It is not featured on the MLA's list of the hundred best novels of the 20th century, and I can see why--withal its superiority to inferior works that ARE on the list.
Maugham has a very pleasing (though not dumbed-down) style, which makes for swift and pleasurable reading. This book is not as good as The Razor's Edge or Of Human Bondage, but it is not something one would be ashamed to have on the resume either. It's a book that can be read in a day, and which probably won't change your life...but it should enhance you nonetheless.
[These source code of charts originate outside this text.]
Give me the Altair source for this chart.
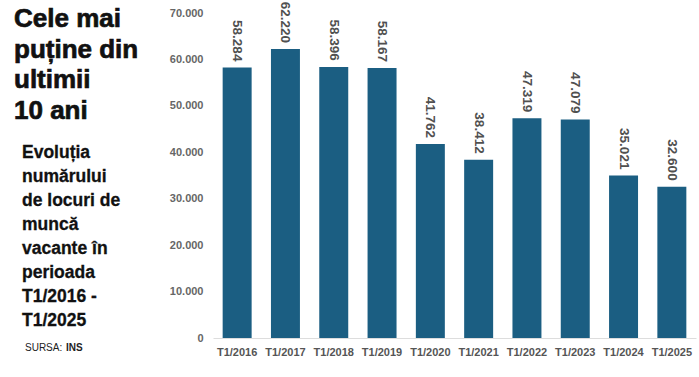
import altair as alt
import pandas as pd

categories = ["T1/2016", "T1/2017", "T1/2018", "T1/2019", "T1/2020",
              "T1/2021", "T1/2022", "T1/2023", "T1/2024", "T1/2025"]
values = [58284, 62220, 58396, 58167, 41762, 38412, 47319, 47079, 35021, 32600]
labels = ["58.284", "62.220", "58.396", "58.167", "41.762",
          "38.412", "47.319", "47.079", "35.021", "32.600"]

title_lines = ["Cele mai", "puține din", "ultimii", "10 ani"]
subtitle_lines = ["Evoluția", "numărului", "de locuri de", "muncă",
                  "vacante în", "perioada", "T1/2016 -", "T1/2025"]

df = pd.DataFrame({"cat": categories, "val": values, "lab": labels})

BAR = "#1b5e82"
LIB = "'Liberation Sans', Arial, sans-serif"

base = alt.Chart(df)

bars = base.mark_bar(color=BAR).encode(
    x=alt.X("cat:N", sort=categories,
            scale=alt.Scale(paddingInner=0.4, paddingOuter=0.2),
            axis=alt.Axis(title=None, labelAngle=0, ticks=False, domain=True,
                          domainColor="#dddddd", labelFont=LIB, labelFontSize=11,
                          labelFontWeight="bold", labelColor="#555555",
                          labelPadding=8)),
    y=alt.Y("val:Q", scale=alt.Scale(domain=[0, 70000], nice=False),
            axis=alt.Axis(title=None, values=[0, 10000, 20000, 30000, 40000, 50000, 60000, 70000],
                          grid=False, domain=False, ticks=False,
                          labelExpr="replace(format(datum.value, ','), ',', '.')",
                          labelFont=LIB, labelFontSize=11, labelFontWeight="bold",
                          labelColor="#666666", labelPadding=10)),
)

text = base.mark_text(angle=90, align="right", baseline="middle", dx=-6,
                      font=LIB, fontSize=13.5, fontWeight="bold", color="#505050").encode(
    x=alt.X("cat:N", sort=categories),
    y="val:Q",
    text="lab:N",
)

one = alt.Data(values=[{}])

title_txt = alt.Chart(one).mark_text(
    text=title_lines, align="left", baseline="alphabetic", lineHeight=30.5,
    font=LIB, fontSize=26, fontWeight="bold",
    color="#111111", stroke="#111111", strokeWidth=0.7
).encode(x=alt.value(-199), y=alt.value(14))

sub_txt = alt.Chart(one).mark_text(
    text=subtitle_lines, align="left", baseline="alphabetic", lineHeight=24,
    font=LIB, fontSize=17.5, fontWeight="bold", color="#111111",
    stroke="#111111", strokeWidth=0.3
).encode(x=alt.value(-191), y=alt.value(145))

src1 = alt.Chart(one).mark_text(
    text="SURSA:", align="left", baseline="alphabetic",
    font=LIB, fontSize=10, color="#222222"
).encode(x=alt.value(-188), y=alt.value(338))

src2 = alt.Chart(one).mark_text(
    text="INS", align="left", baseline="alphabetic",
    font=LIB, fontSize=10, fontWeight="bold", color="#222222"
).encode(x=alt.value(-147), y=alt.value(338))

chart = alt.layer(bars, text, title_txt, sub_txt, src1, src2).properties(
    width=483, height=325,
    autosize=alt.AutoSizeParams(type="none"),
    padding={"left": 213, "top": 13, "right": 3, "bottom": 39},
    background="white",
).configure_view(stroke=None)

chart.save("out.html", embed_options={"renderer": "svg", "actions": False})
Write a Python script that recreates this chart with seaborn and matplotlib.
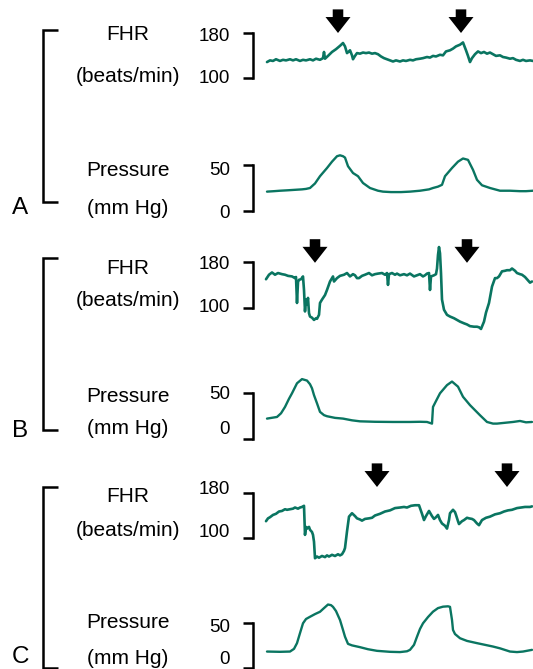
import matplotlib
matplotlib.use("Agg")
import matplotlib.pyplot as plt
from matplotlib.lines import Line2D
from matplotlib.transforms import ScaledTranslation
import seaborn as sns

# ---------------- recorded traces (time in samples, FHR in beats/min, pressure in mm Hg) ----------------
PANELS = ["A", "B", "C"]
FHR_TICKS = [100, 180]
PRESSURE_TICKS = [0, 50]

FHR_A_TIME = [1, 4, 7, 10, 14, 17, 20, 24, 27, 30, 34, 37, 40, 44, 47, 50, 54, 57, 58, 59, 62, 66, 70, 74,
              77, 79, 81, 83, 84, 86, 87, 89, 91, 94, 97, 100, 103, 106, 109, 112, 115, 118, 121, 124, 127,
              130, 134, 137, 140, 144, 147, 150, 154, 157, 161, 164, 167, 170, 174, 177, 180, 184, 187, 190,
              194, 197, 200, 202, 204, 206, 209, 212, 215, 218, 221, 224, 227, 230, 234, 237, 240, 244, 247,
              250, 254, 257, 260, 264, 267]
FHR_A_BPM = [129, 132, 131, 134, 131, 133, 132, 134, 132, 134, 131, 133, 132, 134, 132, 135, 133, 136, 147, 135,
             140, 147, 152, 158, 163, 157, 145, 148, 150, 141, 134, 140, 145, 144, 146, 145, 146, 144, 145,
             143, 139, 136, 134, 132, 130, 132, 130, 132, 131, 133, 132, 134, 135, 136, 138, 137, 140, 139,
             142, 141, 148, 150, 153, 157, 160, 164, 150, 140, 129, 136, 143, 148, 145, 147, 144, 146, 143,
             140, 141, 138, 137, 135, 136, 133, 131, 133, 131, 132, 131]

PRESSURE_A_TIME = [1, 8, 14, 22, 29, 36, 40, 44, 49, 54, 61, 66, 71, 74, 77, 79, 82, 87, 92, 97, 104, 112, 117,
                   125, 135, 144, 154, 163, 167, 172, 176, 179, 186, 192, 197, 202, 207, 211, 216, 224, 234,
                   244, 254, 260, 267]
PRESSURE_A_MMHG = [21, 21.5, 22, 22.5, 23, 23.5, 24, 25, 30, 38, 47, 54, 60, 61, 60, 58.5, 49, 41.5, 38, 30.5,
                   25, 22, 21, 20.5, 20.5, 21, 22, 23.5, 25, 26.5, 28.5, 38, 47, 54, 57.5, 56, 45, 34, 28, 25,
                   22, 22, 21.5, 21.5, 22]

FHR_B_TIME = [0, 3, 6, 9, 12, 16, 19, 22, 26, 29, 30, 31, 32, 33, 35, 37, 38, 39, 40, 41, 42, 43, 44, 46, 48,
              50, 51, 53, 54, 56, 59, 61, 64, 67, 68, 71, 74, 78, 81, 84, 87, 89, 91, 93, 96, 99, 103, 106,
              109, 112, 116, 119, 121, 122, 123, 126, 129, 131, 134, 138, 141, 144, 148, 151, 154, 157, 159,
              161, 163, 164, 165, 168, 170, 171, 172, 173, 174, 175, 176, 178, 181, 184, 188, 191, 194, 198,
              201, 204, 208, 211, 213, 215, 218, 220, 223, 226, 229, 231, 233, 236, 239, 241, 244, 246, 249,
              251, 254, 256, 259, 261, 264, 266]
FHR_B_BPM = [150, 158, 162, 158, 161, 159, 158, 156, 155, 152, 154, 108, 145, 149, 150, 155, 131, 93, 114, 105,
             117, 90, 84, 82, 78, 81, 80, 87, 108, 114, 122, 131, 146, 155, 146, 152, 156, 158, 161, 155, 159,
             157, 152, 152, 156, 158, 161, 157, 159, 160, 161, 158, 161, 140, 159, 161, 158, 160, 157, 159,
             157, 160, 155, 157, 159, 155, 157, 160, 161, 131, 155, 157, 159, 169, 193, 207, 196, 161, 114,
             96, 87, 84, 81, 78, 75, 72, 70, 67, 66, 66, 65, 62, 75, 91, 108, 137, 152, 152, 155, 164, 165,
             166, 166, 169, 165, 161, 159, 158, 154, 150, 144, 146]

PRESSURE_B_TIME = [1, 11, 15, 19, 23, 26, 31, 36, 41, 44, 46, 48, 51, 54, 58, 61, 69, 77, 86, 94, 109, 127, 144,
                   154, 161, 166, 167, 170, 174, 181, 186, 192, 197, 204, 214, 221, 227, 231, 239, 247, 254,
                   260, 266]
PRESSURE_B_MMHG = [22.2, 24, 28, 35, 44, 50, 61, 65.6, 64, 60, 55.5, 48, 39, 29.6, 26, 24.8, 23, 22.2, 20.3,
                   19.2, 18.7, 18.5, 18.5, 18.7, 18.5, 16.7, 35, 41.5, 50, 59, 62.9, 57.3, 46.2, 37, 25.9, 18.5,
                   16.7, 16.7, 17.6, 18.5, 19.6, 18.1, 18.5]

FHR_C_TIME = [0, 2, 4, 7, 10, 13, 16, 19, 21, 24, 27, 29, 32, 34, 36, 38, 39, 40, 41, 43, 44, 46, 47, 48, 49,
              51, 53, 56, 59, 61, 63, 66, 69, 72, 74, 76, 78, 79, 81, 83, 86, 89, 91, 94, 96, 99, 103, 106,
              109, 114, 119, 124, 129, 134, 138, 141, 145, 149, 153, 154, 156, 158, 160, 163, 166, 168, 170,
              172, 174, 176, 179, 181, 183, 184, 187, 189, 190, 192, 193, 196, 198, 201, 203, 206, 208, 211,
              213, 216, 220, 224, 229, 234, 238, 242, 246, 251, 255, 259, 264, 266]
FHR_C_BPM = [130, 135, 137, 141, 143, 147, 148, 151, 150, 151, 152, 154, 152, 154, 155, 157, 106, 120, 117, 120,
             115, 111, 106, 94, 65, 68, 66, 69, 67, 70, 68, 71, 69, 72, 70, 72, 78, 83, 112, 138, 144, 139, 135,
             133, 131, 134, 135, 136, 140, 143, 147, 149, 153, 154, 155, 154, 157, 158, 158, 153, 143, 132,
             139, 148, 139, 134, 137, 141, 132, 126, 122, 117, 132, 144, 150, 146, 141, 130, 125, 130, 132,
             136, 135, 134, 132, 126, 123, 132, 136, 138, 142, 144, 147, 149, 150, 153, 154, 155, 155, 156]

PRESSURE_C_TIME = [1, 14, 24, 28, 31, 34, 37, 40, 44, 49, 54, 58, 62, 65, 67, 70, 74, 77, 79, 82, 86, 94, 102,
                   111, 124, 134, 141, 144, 148, 151, 154, 157, 162, 167, 172, 177, 182, 184, 186, 187, 189,
                   194, 201, 211, 219, 227, 234, 244, 251, 257, 266]
PRESSURE_C_MMHG = [18.4, 18.1, 18.4, 21.4, 27.8, 39, 50, 54.8, 57.3, 60.3, 62.9, 67, 71, 70.3, 68.4, 63.7, 53.7,
                   42.6, 35, 27, 25.3, 23.3, 21, 19.2, 18.1, 17.8, 18.7, 20.3, 25.9, 35, 43.7, 50, 57, 63, 67,
                   68.6, 69, 68.4, 53.7, 42.6, 38, 33.3, 30.3, 27.8, 25.9, 24, 22, 18.4, 17.8, 18.4, 20.3]

# times at which the contraction arrows are placed
ARROWS_A = [72, 195]
ARROWS_B = [49, 201]
ARROWS_C = [111, 241]

TRACES = {
    "A": (FHR_A_TIME, FHR_A_BPM, PRESSURE_A_TIME, PRESSURE_A_MMHG, ARROWS_A),
    "B": (FHR_B_TIME, FHR_B_BPM, PRESSURE_B_TIME, PRESSURE_B_MMHG, ARROWS_B),
    "C": (FHR_C_TIME, FHR_C_BPM, PRESSURE_C_TIME, PRESSURE_C_MMHG, ARROWS_C),
}

# ---------------- page layout (pixels from the top-left corner) ----------------
W, H, DPI = 533, 669, 100
SPINE_X, RIGHT_X = 253, 533
TIME_LIM = (-13, 267)
LAYOUT = {
    "A": dict(fhr_px=(33.5, 78.3), prs_px=(165.3, 210.7), fhr_box=(0, 125), prs_box=(128, 228),
              bracket=(30, 202), letter_y=208, labels_y=(35, 77, 170, 209),
              fhr_shift=(-2, 1), prs_shift=(1, 3), arrow_lift=0.5),
    "B": dict(fhr_px=(262.3, 307.5), prs_px=(393.3, 438.8), fhr_box=(230, 350), prs_box=(355, 452),
              bracket=(258, 430), letter_y=431, labels_y=(269, 300, 397, 428),
              fhr_shift=(-2, 0), prs_shift=(-11, -1), arrow_lift=-0.5),
    "C": dict(fhr_px=(492.7, 538.3), prs_px=(623.3, 668.0), fhr_box=(455, 585), prs_box=(588, 669),
              bracket=(487, 667.5), letter_y=657, labels_y=(497, 531, 622, 658),
              fhr_shift=(-8, -5), prs_shift=(-10, 2), arrow_lift=5.7),
}

TRACE_COLOR = "#0a7561"
INK = "black"
LINE_W = 1.8

sns.set_style("white")
plt.rcParams["font.family"] = ["Liberation Sans", "DejaVu Sans"]

fig = plt.figure(figsize=(W / DPI, H / DPI), dpi=DPI)


def fy(py):
    return 1 - py / H


def add_trace_axes(box, tick_px, tick_vals, shifts):
    top, bottom = box
    ax = fig.add_axes([SPINE_X / W, fy(bottom), (RIGHT_X - SPINE_X) / W, (bottom - top) / H])
    ax.set_facecolor("none")
    px_hi, px_lo = tick_px
    v_lo, v_hi = tick_vals
    k = (v_hi - v_lo) / (px_lo - px_hi)
    ax.set_ylim(v_lo - (bottom - px_lo) * k, v_hi + (px_hi - top) * k)
    ax.set_xlim(*TIME_LIM)
    for side in ("top", "right", "bottom"):
        ax.spines[side].set_visible(False)
    ax.spines["left"].set_bounds(v_lo, v_hi)
    ax.spines["left"].set_linewidth(LINE_W)
    ax.spines["left"].set_color(INK)
    ax.spines["left"].set_capstyle("projecting")
    ax.set_xticks([])
    ax.set_yticks(tick_vals)
    ax.set_yticklabels([str(v) for v in tick_vals])
    ax.tick_params(axis="y", direction="out", length=7.2, width=LINE_W, pad=9.4,
                   labelsize=13.5, colors=INK, left=True)
    for lab, dy in zip(ax.get_yticklabels(), shifts):
        lab.set_transform(lab.get_transform() + ScaledTranslation(0, -dy / DPI, fig.dpi_scale_trans))
    return ax


for name in PANELS:
    fhr_t, fhr_v, prs_t, prs_v, arrows = TRACES[name]
    lay = LAYOUT[name]

    ax_f = add_trace_axes(lay["fhr_box"], lay["fhr_px"], FHR_TICKS, lay["fhr_shift"])
    sns.lineplot(x=fhr_t, y=fhr_v, ax=ax_f, color=TRACE_COLOR, linewidth=1.9,
                 estimator=None, errorbar=None)
    ax_f.set_xlabel("")
    ax_f.set_ylabel("")

    ax_p = add_trace_axes(lay["prs_box"], lay["prs_px"], PRESSURE_TICKS, lay["prs_shift"])
    sns.lineplot(x=prs_t, y=prs_v, ax=ax_p, color=TRACE_COLOR, linewidth=1.7,
                 estimator=None, errorbar=None)
    ax_p.set_xlabel("")
    ax_p.set_ylabel("")

    # contraction markers above the heart-rate trace
    lift = ScaledTranslation(0, lay["arrow_lift"] / DPI, fig.dpi_scale_trans)
    for t in arrows:
        ax_f.annotate("", xy=(t, FHR_TICKS[1]), xycoords=ax_f.transData + lift,
                      xytext=(0, 17), textcoords="offset points",
                      arrowprops=dict(arrowstyle="simple,head_length=11.5,head_width=18,tail_width=7.6",
                                      mutation_scale=1, color=INK, lw=0, shrinkA=0, shrinkB=0),
                      annotation_clip=False)

    # panel bracket grouping the two channels
    b_top, b_bot = lay["bracket"]
    fig.add_artist(Line2D([58 / W, 43 / W, 43 / W, 58 / W], [fy(b_top), fy(b_top), fy(b_bot), fy(b_bot)],
                          transform=fig.transFigure, color=INK, linewidth=LINE_W,
                          solid_joinstyle="miter", solid_capstyle="butt"))
    fig.text(20 / W, fy(lay["letter_y"]), name, ha="center", va="center", fontsize=17.5, color=INK)

    y1, y2, y3, y4 = lay["labels_y"]
    for txt, yy in (("FHR", y1), ("(beats/min)", y2), ("Pressure", y3), ("(mm Hg)", y4)):
        fig.text(128 / W, fy(yy), txt, ha="center", va="center", fontsize=15, color=INK)

fig.savefig("out.png", dpi=DPI)
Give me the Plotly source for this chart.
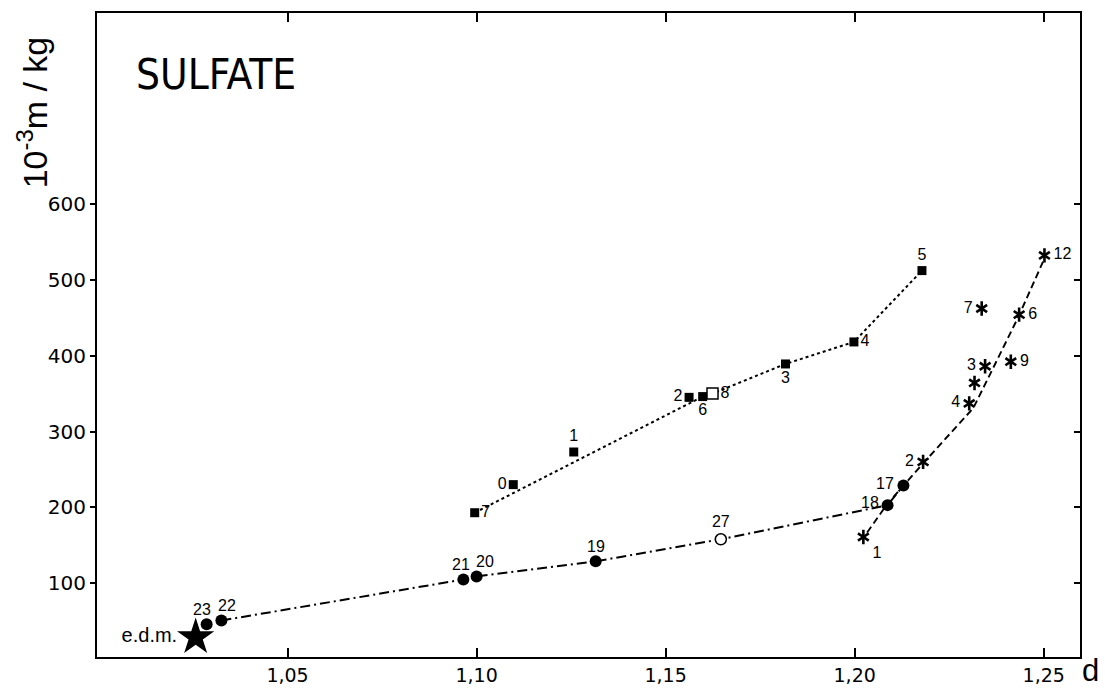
import plotly.graph_objects as go

# ---- data ----
# filled squares (dotted series)
sq_x = [1.0995, 1.1097, 1.1257, 1.1562, 1.1598, 1.1817, 1.1998, 1.2178]
sq_y = [193, 230, 273, 345, 346, 389, 418, 512]
sq_lab = ["7", "0", "1", "2", "6", "3", "4", "5"]
sq_pos = ["middle right", "middle left", "top center", "middle left",
          "bottom center", "bottom center", "middle right", "top center"]
# open square
osq_x = [1.1624]
osq_y = [350]
osq_lab = ["8"]
# dotted trend line
dot_x = [1.0995, 1.1598, 1.1624, 1.1817, 1.1998, 1.2178]
dot_y = [193, 346, 350, 389, 418, 512]

# filled circles (dash-dot series)
ci_x = [1.0286, 1.0325, 1.0965, 1.1000, 1.1315, 1.2087, 1.2129]
ci_y = [46, 51, 105, 109, 129, 203, 229]
ci_lab = ["23", "22", "21", "20", "19", "18", "17"]
# open circle
oci_x = [1.1646]
oci_y = [158]
oci_lab = ["27"]
# dash-dot trend line
dd_x = [1.0325, 1.0965, 1.1000, 1.1315, 1.1646, 1.2087, 1.2129]
dd_y = [51, 105, 109, 129, 158, 203, 229]

# asterisks (dashed series), labelled
as_x = [1.2023, 1.2181, 1.2303, 1.2345, 1.2413, 1.2435, 1.2336, 1.2502]
as_y = [161, 260, 337, 386, 392, 454, 462, 532]
as_lab = ["1", "2", "4", "3", "9", "6", "7", "12"]
as_pos = ["bottom right", "middle left", "middle left", "middle left",
          "middle right", "middle right", "middle left", "middle right"]
# asterisk without label
asu_x = [1.2317]
asu_y = [364]
# dashed trend line
da_x = [1.2033, 1.2087, 1.2181, 1.2314, 1.2433, 1.2502]
da_y = [167, 205, 258, 331, 451, 528]

# e.d.m. star
st_x = [1.0257]
st_y = [29]
st_lab = ["e.d.m."]

x_ticks = [1.05, 1.10, 1.15, 1.20, 1.25]
y_ticks = [100, 200, 300, 400, 500, 600]
x_range = [0.9996, 1.2596]
y_range = [2.9, 851.4]

# label placement for the circle series (pixel offsets, style only)
ci_dx = [-5, 6, -2, 8, 0, -18, -18]
ci_dy = [15, 15, 15, 15, 15, 3, 2]

BLACK = "black"
LBL = dict(family="Liberation Sans, Arial, sans-serif", size=16, color=BLACK)

fig = go.Figure()

fig.add_trace(go.Scatter(x=dot_x, y=dot_y, mode="lines",
                         line=dict(color=BLACK, width=2, dash="dot"),
                         hoverinfo="skip"))
fig.add_trace(go.Scatter(x=dd_x, y=dd_y, mode="lines",
                         line=dict(color=BLACK, width=2, dash="10px,4px,2px,4px"),
                         hoverinfo="skip"))
fig.add_trace(go.Scatter(x=da_x, y=da_y, mode="lines",
                         line=dict(color=BLACK, width=1.9, dash="7px,4px"),
                         hoverinfo="skip"))

fig.add_trace(go.Scatter(x=sq_x, y=sq_y, mode="markers+text", text=sq_lab,
                         textposition=sq_pos, textfont=LBL,
                         marker=dict(symbol="square", size=9, color=BLACK)))
fig.add_trace(go.Scatter(x=osq_x, y=osq_y, mode="markers+text", text=osq_lab,
                         textposition="middle right", textfont=LBL,
                         marker=dict(symbol="square", size=11, color="white",
                                     line=dict(width=1.5, color=BLACK))))
fig.add_trace(go.Scatter(x=ci_x, y=ci_y, mode="markers",
                         marker=dict(symbol="circle", size=12, color=BLACK)))
fig.add_trace(go.Scatter(x=oci_x, y=oci_y, mode="markers+text", text=oci_lab,
                         textposition="top center", textfont=LBL,
                         marker=dict(symbol="circle", size=11, color="white",
                                     line=dict(width=1.5, color=BLACK))))
# six-armed asterisks: y-up + y-down overlaid
for sym in ["y-up-open", "y-down-open"]:
    fig.add_trace(go.Scatter(x=as_x, y=as_y, mode="markers",
                             marker=dict(symbol=sym, size=9, color=BLACK,
                                         line=dict(width=2.6, color=BLACK)),
                             hoverinfo="skip"))
    fig.add_trace(go.Scatter(x=asu_x, y=asu_y, mode="markers",
                             marker=dict(symbol=sym, size=9, color=BLACK,
                                         line=dict(width=2.6, color=BLACK)),
                             hoverinfo="skip"))
# asterisk labels (transparent carrier marker gives the text its offset)
fig.add_trace(go.Scatter(x=as_x, y=as_y, mode="markers+text", text=as_lab,
                         textposition=as_pos, textfont=LBL,
                         marker=dict(size=13, color="rgba(0,0,0,0)"),
                         hoverinfo="skip"))
fig.add_trace(go.Scatter(x=st_x, y=st_y, mode="markers+text", text=st_lab,
                         textposition="middle left",
                         textfont=dict(family="Liberation Sans, Arial, sans-serif",
                                       size=20, color=BLACK),
                         marker=dict(symbol="star", size=28, color=BLACK)))
# carrier for the right-hand inward ticks
fig.add_trace(go.Scatter(x=[x_range[0]], y=[y_range[0]], yaxis="y2", mode="markers",
                         marker=dict(size=1, opacity=0),
                         showlegend=False, hoverinfo="skip"))

annotations = [
    dict(text="SULFATE", xref="paper", yref="paper", x=0.121, y=0.904,
         xanchor="center", yanchor="middle", showarrow=False,
         font=dict(family="Liberation Sans Narrow, DejaVu Sans Condensed, Arial, sans-serif",
                   size=42, color=BLACK)),
    dict(text="10<sup>-3</sup>m / kg", xref="paper", yref="paper",
         x=-0.066, y=0.846, xanchor="center", yanchor="middle",
         textangle=-90, showarrow=False,
         font=dict(family="Liberation Sans, Arial, sans-serif", size=34, color=BLACK)),
    dict(text="d", xref="paper", yref="paper", x=1.0102, y=-0.021,
         xanchor="center", yanchor="middle", showarrow=False,
         font=dict(family="Liberation Sans, Arial, sans-serif", size=31, color=BLACK)),
]
for xv, yv, lab, dx, dy in zip(ci_x, ci_y, ci_lab, ci_dx, ci_dy):
    annotations.append(dict(text=lab, x=xv, y=yv, xref="x", yref="y",
                            showarrow=False, xanchor="center", yanchor="middle",
                            xshift=dx, yshift=dy, font=LBL))

tickfont = dict(family="DejaVu Sans, Arial, sans-serif", size=19, color=BLACK)

fig.update_layout(
    width=1105, height=688,
    margin=dict(l=97, r=25, t=13, b=31, autoexpand=False),
    paper_bgcolor="white", plot_bgcolor="white",
    showlegend=False,
    separators=",.",
    xaxis=dict(range=x_range, tickvals=x_ticks, tickformat=".2f",
               ticks="inside", ticklen=9, tickwidth=1.5, tickcolor=BLACK,
               showline=True, linewidth=2, linecolor=BLACK, mirror="ticks",
               showgrid=False, zeroline=False, tickfont=tickfont,
               automargin=False),
    yaxis=dict(range=y_range, tickvals=y_ticks,
               ticks="outside", ticklen=5, tickwidth=1.5, tickcolor=BLACK,
               showline=True, linewidth=2, linecolor=BLACK, mirror=True,
               showgrid=False, zeroline=False,
               tickfont=dict(family="DejaVu Sans, Arial, sans-serif", size=20, color=BLACK),
               automargin=False),
    yaxis2=dict(range=y_range, tickvals=y_ticks, overlaying="y", side="right",
                ticks="inside", ticklen=6, tickwidth=1.5, tickcolor=BLACK,
                showticklabels=False, showline=False, showgrid=False,
                zeroline=False, automargin=False),
    annotations=annotations,
)

fig.write_html("out.html")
    Good point, horribly bland execution...., 2008-08-01 What makes the book so unbearably boring is precisely its insight: In the recesses of Strickland (a stand-in for Paul Gauguin), far beneath his brutish public trace and gamut of personae, far beneath anything observable, lies an artistic genius that, for most of the characters, isn't even manifest in the artist's work. How's that? It's hard to tell whether Maugham is circuitously disdaining the posthumous and arbitrary obsession we all have with artists or with boyish persistence reaching for that which, though veritable, none of us are great enough to discern and appreciate, a kind of absurd communion with inspiration that necessarily morally outcasts the inspired. Either way, even when Strickland is biographically tethered to history, it's hard to find him compelling, as a man (or madman) or symbol.
    Obsessive, 2008-07-04 Painting, even if it uses codes, is the art of showing, whereas the writer, limited to words, can only proceed by allusion, by tickling images from the minds of his public. This was the challenge in Maugham's novel-length portrait of the cursed painter, loosely based on Gauguin's life. The result is a powerful and haunting depiction, as directly powerful as any painting.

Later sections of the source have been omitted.